Lundin, which has copper, nickel and zinc assets in Europe and a 25-per-cent stake in the promising Tenke Fungurume copper-cobalt project in the Democratic Republic of the Congo, could choose to sell the company as a whole, or split it and sell off parts.
"We have a Tier 1 asset in Tenke that would appeal to a lot of Tier 1 companies, plus some sovereigns. That will attract attention," Lundin chief executive officer Phil Wright said in an interview. He said the company's mines in Europe also could be attractive to those companies, or others.
"We recognize that it's likely the individual value of our assets considerably exceeds our market cap," he added. "Given the fact we are in play … we need to look at how, if at all, we unlock some of that value."
Lundin has lashed out at the Equinox bid as too highly leveraged with $3.2-billion (U.S.) in debt, and vulnerable to increased geopolitical risk with mines in Africa and Saudi Arabia.
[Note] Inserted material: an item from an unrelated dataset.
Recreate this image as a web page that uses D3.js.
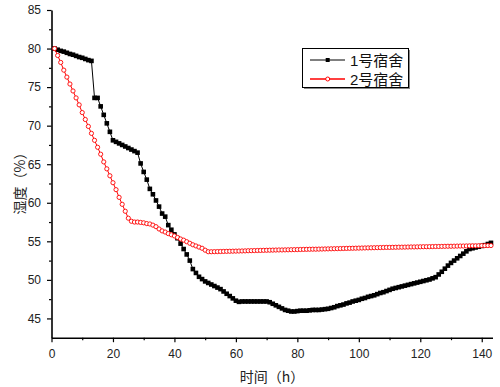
<!DOCTYPE html>
<html>
<head>
<meta charset="utf-8">
<script src="https://cdn.jsdelivr.net/npm/d3@7"></script>
<style>
  body { margin: 0; background: #fff; }
  svg { display: block; font-family: "Liberation Sans", Arial, sans-serif; }
  .tick text { font-size: 12px; fill: #222; }
  .title { font-family: "Noto Sans CJK SC", "Liberation Sans", sans-serif; font-size: 14px; fill: #222; }
  .legend text { font-family: "Liberation Sans", "Noto Sans CJK SC", sans-serif; font-size: 15px; fill: #111; }
</style>
</head>
<body>
<svg width="500" height="387"></svg>
<script>
// hours of measurement
const hours = [
  1, 2, 3, 4, 5, 6, 7, 8, 9, 10, 11, 12, 13, 14, 15, 16, 17, 18, 19, 20,
  21, 22, 23, 24, 25, 26, 27, 28, 29, 30, 31, 32, 33, 34, 35, 36, 37, 38, 39, 40,
  41, 42, 43, 44, 45, 46, 47, 48, 49, 50, 51, 52, 53, 54, 55, 56, 57, 58, 59, 60,
  61, 62, 63, 64, 65, 66, 67, 68, 69, 70, 71, 72, 73, 74, 75, 76, 77, 78, 79, 80,
  81, 82, 83, 84, 85, 86, 87, 88, 89, 90, 91, 92, 93, 94, 95, 96, 97, 98, 99, 100,
  101, 102, 103, 104, 105, 106, 107, 108, 109, 110, 111, 112, 113, 114, 115, 116, 117, 118, 119, 120,
  121, 122, 123, 124, 125, 126, 127, 128, 129, 130, 131, 132, 133, 134, 135, 136, 137, 138, 139, 140,
  141, 142, 143
]

// 1号宿舍 humidity (%)
const dorm1 = [
  80.0, 79.85, 79.7, 79.6, 79.45, 79.3, 79.2, 79.05, 78.9, 78.8, 78.65, 78.5, 78.4, 73.6, 73.6, 72.5, 71.4, 70.3, 69.2, 68.1,
  67.9, 67.7, 67.5, 67.3, 67.1, 66.9, 66.7, 66.5, 65.1, 64.0, 63.0, 61.8, 61.1, 60.3, 59.5, 58.6, 58.2, 57.1, 56.5, 55.9,
  55.4, 54.7, 54.0, 53.3, 52.5, 51.4, 50.9, 50.4, 50.1, 49.8, 49.6, 49.4, 49.2, 49.0, 48.8, 48.5, 48.2, 47.9, 47.6, 47.3,
  47.15, 47.2, 47.2, 47.2, 47.2, 47.2, 47.2, 47.2, 47.2, 47.2, 47.1, 46.9, 46.7, 46.5, 46.3, 46.1, 46.0, 45.9, 45.9, 45.95,
  46.0, 46.0, 46.0, 46.05, 46.1, 46.1, 46.1, 46.15, 46.2, 46.25, 46.35, 46.45, 46.6, 46.7, 46.8, 46.95, 47.05, 47.2, 47.3, 47.4,
  47.55, 47.65, 47.8, 47.9, 48.0, 48.15, 48.3, 48.4, 48.55, 48.7, 48.85, 48.95, 49.05, 49.15, 49.25, 49.35, 49.45, 49.55, 49.65, 49.75,
  49.85, 49.95, 50.05, 50.2, 50.35, 50.7, 51.05, 51.45, 51.85, 52.2, 52.5, 52.8, 53.1, 53.4, 53.7, 54.0, 54.1, 54.2, 54.3, 54.4,
  54.5, 54.65, 54.8
]

// 2号宿舍 humidity (%)
const dorm2 = [
  80.0, 79.1, 78.2, 77.2, 76.3, 75.4, 74.5, 73.6, 72.7, 71.7, 70.8, 69.9, 69.0, 68.1, 67.2, 66.3, 65.3, 64.4, 63.5, 62.6,
  61.7, 60.7, 59.8, 58.9, 58.0, 57.6, 57.5, 57.5, 57.45, 57.4, 57.3, 57.25, 57.1, 56.9, 56.6, 56.35, 56.2, 56.0, 55.85, 55.7,
  55.5, 55.3, 55.15, 54.95, 54.75, 54.55, 54.4, 54.25, 54.1, 53.85, 53.65, 53.65, 53.66, 53.67, 53.68, 53.69, 53.7, 53.71, 53.72, 53.73,
  53.74, 53.75, 53.76, 53.78, 53.79, 53.8, 53.81, 53.82, 53.83, 53.84, 53.85, 53.86, 53.87, 53.88, 53.88, 53.89, 53.9, 53.91, 53.92, 53.93,
  53.94, 53.95, 53.96, 53.97, 53.98, 53.98, 53.99, 54.0, 54.01, 54.02, 54.03, 54.04, 54.05, 54.06, 54.07, 54.08, 54.09, 54.1, 54.11, 54.12,
  54.13, 54.14, 54.15, 54.16, 54.17, 54.18, 54.19, 54.2, 54.21, 54.21, 54.22, 54.23, 54.24, 54.24, 54.25, 54.26, 54.27, 54.27, 54.28, 54.29,
  54.3, 54.3, 54.31, 54.32, 54.33, 54.33, 54.34, 54.35, 54.36, 54.36, 54.37, 54.38, 54.39, 54.39, 54.4, 54.41, 54.42, 54.42, 54.43, 54.44,
  54.44, 54.45, 54.45
]

const seriesNames = ['1号宿舍', '2号宿舍']
const xTicks = [0, 20, 40, 60, 80, 100, 120, 140]
const xMinor = [10, 30, 50, 70, 90, 110, 130]
const yTicks = [45, 50, 55, 60, 65, 70, 75, 80, 85]
const yMinor = [47.5, 52.5, 57.5, 62.5, 67.5, 72.5, 77.5, 82.5]

const svg = d3.select('svg')
const x = d3.scaleLinear().domain([0, 143.5]).range([51.5, 492.5])
const y = d3.scaleLinear().domain([42.5, 85]).range([337.7, 10])

// minor ticks first, then the main axes on top
svg.append('g')
    .attr('transform', 'translate(0,337.7)')
    .call(d3.axisBottom(x).tickValues(xMinor).tickSize(2.5).tickFormat('').tickSizeOuter(0))
    .call(g => g.select('.domain').remove())
svg.append('g')
    .attr('transform', 'translate(51.5,0)')
    .call(d3.axisLeft(y).tickValues(yMinor).tickSize(2.5).tickFormat('').tickSizeOuter(0))
    .call(g => g.select('.domain').remove())

const xAxis = svg.append('g')
    .attr('transform', 'translate(0,337.7)')
    .call(d3.axisBottom(x).tickValues(xTicks).tickSize(4.5).tickPadding(6).tickSizeOuter(0))
const yAxis = svg.append('g')
    .attr('transform', 'translate(51.5,0)')
    .call(d3.axisLeft(y).tickValues(yTicks).tickSize(4.5).tickPadding(6).tickSizeOuter(0))

svg.selectAll('.domain').attr('stroke-width', 1.6).attr('stroke', '#000')
svg.selectAll('.tick line').attr('stroke', '#000').attr('stroke-width', 1.2)
xAxis.selectAll('text').attr('dy', '0.8em')

// axis titles
svg.append('text')
    .attr('class', 'title')
    .attr('x', 272)
    .attr('y', 382)
    .attr('text-anchor', 'middle')
    .text('时间（h）')
svg.append('text')
    .attr('class', 'title')
    .attr('transform', 'translate(25,180) rotate(-90)')
    .attr('text-anchor', 'middle')
    .text('湿度（%）')

const line = d3.line()
    .x((d, i) => x(hours[i]))
    .y(d => y(d))

// series 1: black, filled squares
svg.append('path')
    .datum(dorm1)
    .attr('d', line)
    .attr('fill', 'none')
    .attr('stroke', '#000')
    .attr('stroke-width', 1)
svg.append('g').selectAll('rect')
    .data(dorm1)
    .enter()
    .append('rect')
    .attr('x', (d, i) => x(hours[i]) - 2.3)
    .attr('y', d => y(d) - 2.3)
    .attr('width', 4.6)
    .attr('height', 4.6)
    .attr('fill', '#000')

// series 2: red, open circles
svg.append('path')
    .datum(dorm2)
    .attr('d', line)
    .attr('fill', 'none')
    .attr('stroke', '#ff0000')
    .attr('stroke-width', 1)
svg.append('g').selectAll('circle')
    .data(dorm2)
    .enter()
    .append('circle')
    .attr('cx', (d, i) => x(hours[i]))
    .attr('cy', d => y(d))
    .attr('r', 2.1)
    .attr('fill', '#fff')
    .attr('stroke', '#ff0000')
    .attr('stroke-width', 0.9)

// legend
const legend = svg.append('g').attr('class', 'legend')
legend.append('rect')
    .attr('x', 304).attr('y', 50).attr('width', 106).attr('height', 39)
    .attr('fill', '#888')
legend.append('rect')
    .attr('x', 302.5).attr('y', 48.5).attr('width', 106).attr('height', 39)
    .attr('fill', '#fff').attr('stroke', '#000').attr('stroke-width', 1)

const colors = ['#000', '#ff0000']
seriesNames.forEach((name, i) => {
  const ly = 60 + i * 19
  legend.append('line')
      .attr('x1', 310).attr('x2', 345).attr('y1', ly).attr('y2', ly)
      .attr('stroke', colors[i]).attr('stroke-width', i === 0 ? 1 : 1.5)
  if (i === 0) {
    legend.append('rect')
        .attr('x', 325.7).attr('y', ly - 2).attr('width', 4).attr('height', 4)
        .attr('fill', '#000')
  } else {
    legend.append('circle')
        .attr('cx', 327.7).attr('cy', ly).attr('r', 2)
        .attr('fill', '#fff').attr('stroke', '#ff0000').attr('stroke-width', 1)
  }
  legend.append('text')
      .attr('x', 350)
      .attr('y', ly + 5.5)
      .text(name)
})
</script>
</body>
</html>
"We are not running in fear of Equinox," Mr. Wright said. "Equinox has a lousy bid that's opportunistic … It's highly unlikely our shareholders will be attracted to accept it."
Equinox maintains no other bidder will come forward for Lundin since the company spent weeks last fall looking at options before coming up with the Inmet merger, which has since fallen apart because of problems with its flagship project in Panama.
"Our offer has always been and remains the clear and compelling choice for Lundin shareholders," said Equinox CEO Craig Williams.
Equinox is also considering a legal challenge of a clause in the Inmet-Lundin agreement which states Inmet will be entitled to a $120-million break fee if Equinox's deal to buy Lundin succeeds.
Inmet shares jumped nearly 7 per cent Wednesday, suggesting investors also see it as a possible takeover candidate.
That's despite uncertainty in recent weeks around Inmet's flagship Cobre Panama mine, which was behind the demise of its merger with Lundin. The Panamanian government wants plans for the project's power supply changed from coal to natural gas, which analysts said could result in delays and higher costs. Inmet maintains the change will not have a material impact on the timing or economics of Cobre Panama, set to begin production in 2016.
Inmet CEO Jochen Tilk said in an interview Wednesday that his company will now look for a partner for Cobre Panama, while maintaining "a pretty significant stake."
On the breakup of the deal with Lundin, Mr. Tilk said the companies couldn't agree on the value of the deal after Lundin shares shot past Inmet's in the aftermath of Equinox's offer and concerns around Cobre Panama.
"We just couldn't agree on term of values at the end that would satisfy our respective shareholders," Mr. Tilk said.